Working from the top of the listing below, retype each line through the line containing "np.arange(0, 1600001, 200000)", both included, with no pictures.

start DATASET CONTENT

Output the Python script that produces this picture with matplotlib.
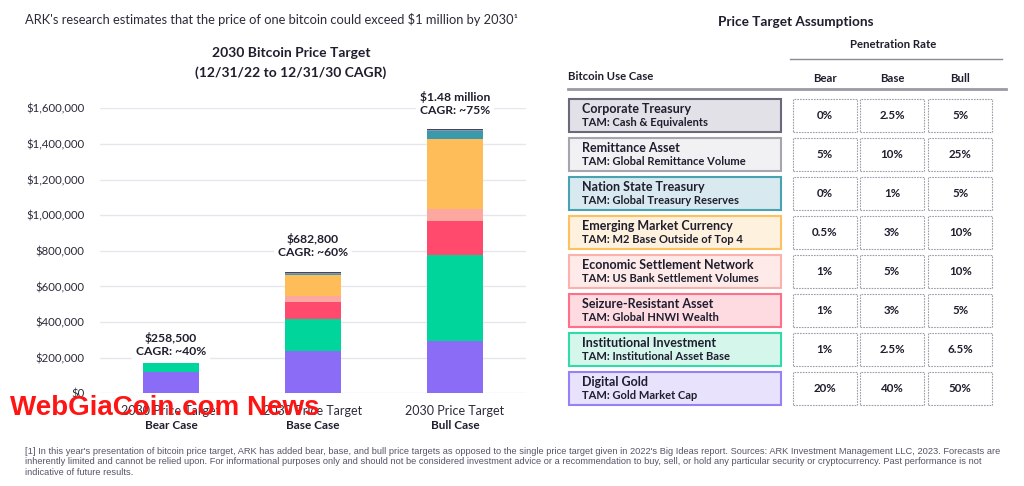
'''
ARK 2030 bitcoin price target: stacked bars + assumption table.
'''
import numpy as np
import matplotlib as mpl
mpl.use('Agg')
from matplotlib import pyplot as plt
from matplotlib.patches import Rectangle
from matplotlib.transforms import blended_transform_factory

mpl.rcParams['font.family'] = ['Lato', 'DejaVu Sans']

#(0) Data:
cases        = ['Bear Case', 'Base Case', 'Bull Case']
totals_txt   = ['$258,500', '$682,800', '$1.48 million']
cagr_txt     = ['CAGR: ~40%', 'CAGR: ~60%', 'CAGR: ~75%']
### stack segments, bottom to top:
seg_names    = ['Digital Gold', 'Institutional Investment', 'Seizure-Resistant Asset',
                'Economic Settlement Network', 'Emerging Market Currency',
                'Nation State Treasury', 'Remittance Asset', 'Corporate Treasury']
gold         = [118000, 235800, 293600]
institution  = [54000, 181300, 481000]
seizure      = [0, 97100, 192600]
settlement   = [0, 33700, 69600]
emerging     = [0, 117900, 393000]
nation       = [0, 3000, 41000]
remittance   = [0, 5000, 5000]
corporate    = [0, 9000, 6000]
seg_values   = [gold, institution, seizure, settlement, emerging, nation, remittance, corporate]
seg_colors   = ['#8b6cf6', '#00d69b', '#ff4a6e', '#fda7a1', '#febd59', '#3a9aab', '#8d95a8', '#44465f']
yticks       = np.arange(0, 1600001, 200000)

### table:
use_case     = ['Corporate Treasury', 'Remittance Asset', 'Nation State Treasury',
                'Emerging Market Currency', 'Economic Settlement Network',
                'Seizure-Resistant Asset', 'Institutional Investment', 'Digital Gold']
tam          = ['TAM: Cash & Equivalents', 'TAM: Global Remittance Volume',
                'TAM: Global Treasury Reserves', 'TAM: M2 Base Outside of Top 4',
                'TAM: US Bank Settlement Volumes', 'TAM: Global HNWI Wealth',
                'TAM: Institutional Asset Base', 'TAM: Gold Market Cap']
bear_rate    = ['0%', '5%', '0%', '0.5%', '1%', '1%', '1%', '20%']
base_rate    = ['2.5%', '10%', '1%', '3%', '5%', '3%', '2.5%', '40%']
bull_rate    = ['5%', '25%', '5%', '10%', '10%', '5%', '6.5%', '50%']
row_fill     = ['#e2e1e8', '#f1f1f3', '#d8eaef', '#fef1dd', '#feeae8', '#fedae1', '#d5f6ea', '#e8e2fd']
row_edge     = ['#6a697c', '#a5a5b0', '#49a2b0', '#fdc15f', '#fcb2ac', '#ff6f88', '#2fdba8', '#9a80f7']

footnote = ("[1] In this year's presentation of bitcoin price target, ARK has added bear, base, and bull price targets as opposed to the single price target given in 2022's Big Ideas report. Sources: ARK Investment Management LLC, 2023. Forecasts are\n"
            "inherently limited and cannot be relied upon. For informational purposes only and should not be considered investment advice or a recommendation to buy, sell, or hold any particular security or cryptocurrency. Past performance is not\n"
            "indicative of future results.")

dark = '#1e1e2e'
W, H = 1024, 486
def P(x, y):
	return x / W, 1 - y / H


#(1) Plot:
fig = plt.figure(figsize=(10.24, 4.86), dpi=100)
fig.patch.set_facecolor('white')

ax = fig.add_axes([100/W, 1-393.3/H, 426/W, 285/H])
x = np.arange(len(cases))
bottom = np.zeros(len(cases))
for vals, c in zip(seg_values, seg_colors):
	ax.bar(x, vals, 0.395, bottom=bottom, color=c, edgecolor='none', zorder=2)
	bottom += np.array(vals)
ax.set_xlim(-0.5, 2.5)
ax.set_ylim(0, 1600000)
ax.set_yticks(yticks)
ax.set_yticklabels([f'${v:,.0f}' for v in yticks], fontsize=8.2, color='#2b2b3a')
ax.tick_params(axis='y', length=0, pad=11)
ax.set_xticks([])
for s in ax.spines.values():
	s.set_visible(False)
ax.grid(axis='y', color='#e6e6ee', lw=1, zorder=0)
ax.set_axisbelow(True)

label_off = [18, 26, 26]
for i in range(len(cases)):
	ax.annotate(totals_txt[i] + '\n' + cagr_txt[i], xy=(x[i], bottom[i]), xytext=(0, label_off[i]),
	            textcoords='offset pixels', ha='center', va='center', fontsize=8.7, fontweight='bold',
	            color=dark, linespacing=1.25, annotation_clip=False, zorder=5,
	            bbox=dict(boxstyle='square,pad=0.35', fc='white', ec='none'))

tr = blended_transform_factory(ax.transData, ax.transAxes)
for i, c in enumerate(cases):
	ax.text(x[i], -18/285, '2030 Price Target', transform=tr, ha='center', va='center', fontsize=9, color='#2b2b3a')
	ax.text(x[i], -32/285, c, transform=tr, ha='center', va='center', fontsize=8.5, fontweight='bold', color=dark)

### titles:
fig.text(*P(25, 20), "ARK's research estimates that the price of one bitcoin could exceed $1 million by 2030\u00b9",
         ha='left', va='center', fontsize=9.3, color='#2b2b3a')
fig.text(*P(291, 53), '2030 Bitcoin Price Target', ha='center', va='center', fontsize=10, fontweight='bold', color=dark)
fig.text(*P(291, 73), '(12/31/22 to 12/31/30 CAGR)', ha='center', va='center', fontsize=10, fontweight='bold', color=dark)

### watermark:
fig.text(*P(10, 408), 'WebGiaCoin.com News', ha='left', va='center', fontsize=20, fontweight='bold',
         color='#ff1414', family=['Liberation Sans Narrow', 'Liberation Sans', 'DejaVu Sans'])

### table:
fig.text(*P(796, 22), 'Price Target Assumptions', ha='center', va='center', fontsize=9.8, fontweight='bold', color=dark)
fig.text(*P(893, 45), 'Penetration Rate', ha='center', va='center', fontsize=8.2, fontweight='bold', color=dark)
fig.add_artist(plt.Line2D([790/W, 1002/W], [1-59/H, 1-59/H], color='#8a8a96', lw=1))
fig.text(*P(568, 77), 'Bitcoin Use Case', ha='left', va='center', fontsize=8.2, fontweight='bold', color=dark)
col_x = [824.5, 892, 960.3]
for cx, s in zip(col_x, ['Bear', 'Base', 'Bull']):
	fig.text(*P(cx, 78), s, ha='center', va='center', fontsize=8.2, fontweight='bold', color=dark)
fig.add_artist(plt.Line2D([568/W, 1006/W], [1-89/H, 1-89/H], color='#9a9aa4', lw=2))

row_top = 99
row_h = 33
pitch = 39.0
for r in range(len(use_case)):
	yt = row_top + r * pitch
	fig.add_artist(Rectangle(P(568.5, yt + row_h), 212/W, row_h/H, transform=fig.transFigure,
	                         fc=row_fill[r], ec=row_edge[r], lw=1.5))
	fig.text(*P(582, yt + 10), use_case[r], ha='left', va='center', fontsize=9, fontweight='bold', color=dark)
	fig.text(*P(582, yt + 23.5), tam[r], ha='left', va='center', fontsize=8, fontweight='bold', color=dark)
	for cx, vals in zip(col_x, [bear_rate, base_rate, bull_rate]):
		fig.add_artist(Rectangle(P(cx - 32, yt + row_h), 64/W, row_h/H, transform=fig.transFigure,
		                         fc='white', ec='#9c9caa', lw=0.8, ls=(0, (1.5, 1))))
		fig.text(*P(cx, yt + row_h/2), vals[r], ha='center', va='center', fontsize=8.3, fontweight='bold', color=dark)

### footnote:
fig.text(*P(25, 447), footnote, ha='left', va='top', fontsize=6.7, color='#55556a', linespacing=1.2,
         family=['Liberation Sans Narrow', 'Liberation Sans', 'DejaVu Sans'])

fig.savefig('out.png', dpi=100)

end DATASET CONTENT

* FULL SOLUTION:
Output the Python script that produces this picture with matplotlib.
'''
ARK 2030 bitcoin price target: stacked bars + assumption table.
'''
import numpy as np
import matplotlib as mpl
mpl.use('Agg')
from matplotlib import pyplot as plt
from matplotlib.patches import Rectangle
from matplotlib.transforms import blended_transform_factory

mpl.rcParams['font.family'] = ['Lato', 'DejaVu Sans']

#(0) Data:
cases        = ['Bear Case', 'Base Case', 'Bull Case']
totals_txt   = ['$258,500', '$682,800', '$1.48 million']
cagr_txt     = ['CAGR: ~40%', 'CAGR: ~60%', 'CAGR: ~75%']
### stack segments, bottom to top:
seg_names    = ['Digital Gold', 'Institutional Investment', 'Seizure-Resistant Asset',
                'Economic Settlement Network', 'Emerging Market Currency',
                'Nation State Treasury', 'Remittance Asset', 'Corporate Treasury']
gold         = [118000, 235800, 293600]
institution  = [54000, 181300, 481000]
seizure      = [0, 97100, 192600]
settlement   = [0, 33700, 69600]
emerging     = [0, 117900, 393000]
nation       = [0, 3000, 41000]
remittance   = [0, 5000, 5000]
corporate    = [0, 9000, 6000]
seg_values   = [gold, institution, seizure, settlement, emerging, nation, remittance, corporate]
seg_colors   = ['#8b6cf6', '#00d69b', '#ff4a6e', '#fda7a1', '#febd59', '#3a9aab', '#8d95a8', '#44465f']
yticks       = np.arange(0, 1600001, 200000)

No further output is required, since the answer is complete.